In very broad phases, this is what Cakelisp does/is:
- Tokenizer and evaluator written in C++
- Export evaluated output to C/C++
- Compile generated C/C++
Cakelisp itself is extended via “generators”, which are functions which take Cakelisp tokens and output C/C++ source code. Because generators are written in C++, generators can also be written in Cakelisp! Cakelisp will compile the generators in a module into a dynamic library, then load that library before continuing parsing the module.
Macros are similar to generators, only they output Cakelisp tokens instead of C/C++ code. Macro definitions also get compiled to C/C++, using the same generators which compile regular Cakelisp functions. Macros in Cakelisp are much more powerful than C’s preprocessor macros, which can only do simple text templating. For example, you could write a Cakelisp macro which generates functions conditionally based on the types of members in a struct.
The only thing the evaluator meaningfully does is call C/C++ functions based on the original or macro-generated Cakelisp tokens. There is no interpreter - compile-time code must be compiled before it can be executed.
- Tokenize
.cake
file into Token array - Iterate through token array, looking for macro/generator definitions
- If there are macro/generator definitions, generate code for those definitions, compile it, load it via dynamic linking, then add it to the environment’s macro/generator table. Base-level generators are written in C++ to bootstrap the language
- Iterate through token array, looking for macro/invocations
- Run macro/generator as requested by invocation
- Return to step 2 in case generators created generators
- Once no generators are invoked, output the generator operations
- From generator operations, create C/C++ header and source files, as well as line mapping files. Mapping files will record C source location to Cakelisp source location pairs, so debuggers, C compiler errors etc. all map back to the Cakelisp that caused that line
- Compile generated C/C++ files. If there are warnings or errors, use the mapping file to associate them back to the original Cakelisp lines that caused that code to be output
This is somewhat inaccurate. The pipeline is a bit more complicated:
- For each file (module) imported or included in the Cakelisp command
- Tokenize and evaluate the module, making note of all unknown references (any function invocation not already in the environment)
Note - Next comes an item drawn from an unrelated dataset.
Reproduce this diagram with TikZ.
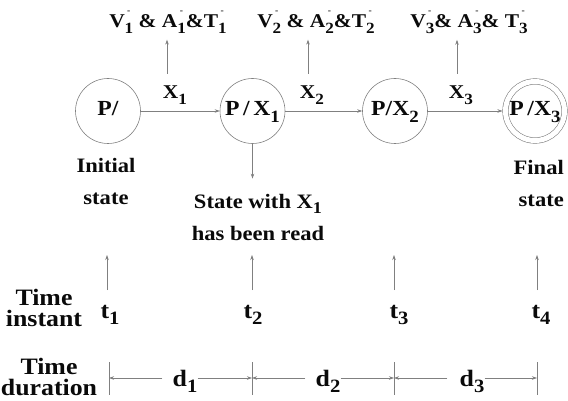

- After all modules are evaluated, resolve references
Resolving references involves multiple stages:
- Determine which definitions (macros, generators, and functions) need to be built
- For each required definition, determine if it can be built (if all its references are loaded)
- Build all required definitions which can be built, guessing whether unknown references are C/C++ function calls
- For all definitions which are built successfully, resolve references to those definitions (evaluate knowing now what the reference is; macros, generators, and C/C++ function invocations all have different paths)
- Return to step 1 because definitions and references to them can create new definitions which resolve other references
The “guessing” part of the resolving references stage is something I think is unique to Cakelisp. In order to avoid requiring bindings, Cakelisp must guess as to whether an invocation is a valid C/C++ function call. When the guess is incorrect, Cakelisp will not try to compile the referent definition until something about the environment changes, which makes the chances of a successful compilation for that definition increase. I call this “speculative compilation”.
The drawback to speculative compilation is costly failed compilations, but they can be minimized if hints are added. Additionally, it is only necessary during clean builds - partial builds will use definitions which have already been compiled. In this way, compile-time code execution can be imagined as extensions to the Cakelisp transpiler, written inline with “shipping” code.